The real competitive edge is treating every platform as an evolving storefront, not a set-it-and-forget-it channel. That means building cross-platform branding reviews into your weekly marketing meetings, not just your annual strategy sessions. It means holding vendors and freelancers to the same standards as your in-house team.
Tools and templates make consistency easier, but they don’t create it. Leadership commitment does. Growing brand recognition is a compounding process. Every consistent touchpoint adds to the total. Every inconsistent one subtracts from it.
Pro Tip: Add a five-minute brand check to your weekly marketing review. Ask one question: does everything we published this week look and sound like the same brand? That habit alone will catch drift before it becomes a problem.
Bring your brand to every platform with expert help
Building a consistent cross-platform brand takes strategy, the right assets, and a system your team can actually follow. If you’re ready to scale your presence, expert support can accelerate the entire process.

At LOOM Brand Designs, we help small and mid-sized businesses audit, design, and launch cohesive brand identities across every channel. Whether you’re starting from scratch or tightening up an existing brand, our Basic Branding Package gives you a strong, scalable foundation. We also offer custom graphic design for platform-specific assets and full website branding and development to make sure your most important digital storefront reflects your brand at its best. Reach out for a free consultation and let’s build something that shows up everywhere.
Frequently asked questions
How does cross-platform branding differ from multi-channel marketing?

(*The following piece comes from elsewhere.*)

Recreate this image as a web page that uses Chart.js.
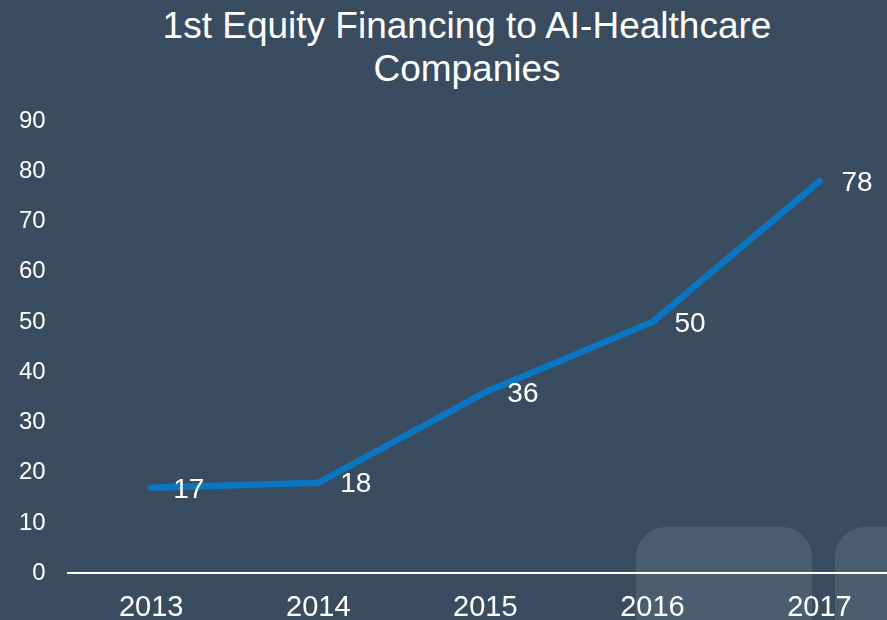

Cross-platform branding ensures a consistent brand identity across all channels, while multi-channel marketing focuses on presence, not consistency, on various platforms. One is about recognition; the other is about reach.
What tools are best for small businesses to manage brand consistency?
Free tools like Canva and affordable options like Hootsuite aid efficient brand management by helping small teams maintain templates and schedule brand-aligned content without a large budget.
How often should a brand audit its cross-platform presence?
Quarterly audits allow timely adaptation to evolving platforms and algorithm changes, and they help catch visual or messaging inconsistencies before they erode customer trust.
What impact can cross-platform branding have on sales and trust?
Consistent cross-platform branding can deliver a 23% revenue boost and 60% of customers trust brands that keep their message and visuals aligned across every channel they use.
Is it necessary to localize brand content for different regions?
Yes, but localization with core identity retention is key. Adjust language and cultural references while keeping your logo, colors, and core messaging consistent so customers recognize you regardless of where they are.